Replacing HAL as integrator would jeopardize the procurement process carried out to secure the $15 billion deal with Dassault Aviation in France that was signed in January 2012.
The MMRCA contract called for final and exclusive negotiations with Dassault before production begins.
Under the tender issued in 2007, the first 18 of 126 of the twin-engine delta-wing fighters will be supplied by Dassault from its facilities in France. The remaining 108 will be produced under license by HAL at its Indian factories.
A deviation from the tender issued for the project would need to be approved by the Defense Acquisition Council and legal issues could arise, ministry sources told the Press Trust of India.
The ministry issued its statement after coming under pressure from Dassault to clarify the role of HAL so the French manufacturer could explore options for working with other companies.
Defense officials said it would convey final details of the relationship to Dassault and HAL this month, the PTI report said.
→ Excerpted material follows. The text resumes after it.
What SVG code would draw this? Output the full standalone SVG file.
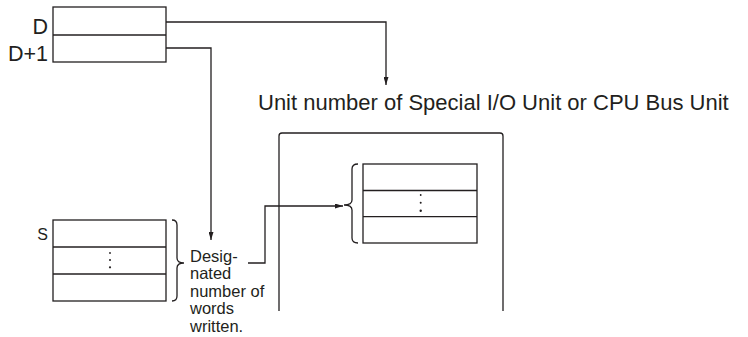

HAL is a Navratna company -- a government business -- and has 19 production and overhaul divisions and 10 research and development centers in India, the company's Web site said. It has 33,000 employees of which around half have "more than a decade of aircraft industry experience."
Dassault has been pressing the government for more freedom to choose its supply chain partners in light of a deal it signed -- shortly after getting the MMRCA contract -- with India's Reliance Industries Ltd. for working together in defense and homeland security agreements.
"Dassault Aviation, a major player in the global aerospace industry, has entered into a memorandum of understanding with Reliance Industries, for pursuing strategic opportunities of collaboration in the area of complex manufacturing and support in India," officials of the two companies told PTI shortly after Dassault landed the MMRCA deal.
The PTI report said Dassault had told the ministry that if it had overall responsibility for the project, it should have the freedom to decide on the proportion of work done by HAL and other private companies.
In February the PTI reported that Dassault must reinvest 50 percent of the worth of the deal back into Indian defense sector.
The aerospace and security division of the Reliance Industries is headed by Vivek Lall, who has been closely associated with the MMRCA deal while spearheading the campaign for Boeing in the deal.
Dassault won the hard-fought MMRCA contract by beating EADS with its Eurofighter Typhoon, Boeing with its F/A-18E/F Super Hornet, Lockheed Martin's F-16, the Russian-made MiG-35 and the Gripen from Swedish firm Saab.
The loss was a blow to EADS which less than two months before, in December 2010, had lost out to Lockheed Martin's fifth-generation fighter F-35 Lightning II in a major Japanese military contract.
Japan chose the F-35 also over Boeing F/A-18 Super Hornet in a deal estimated at around $7 billion for 42 planes.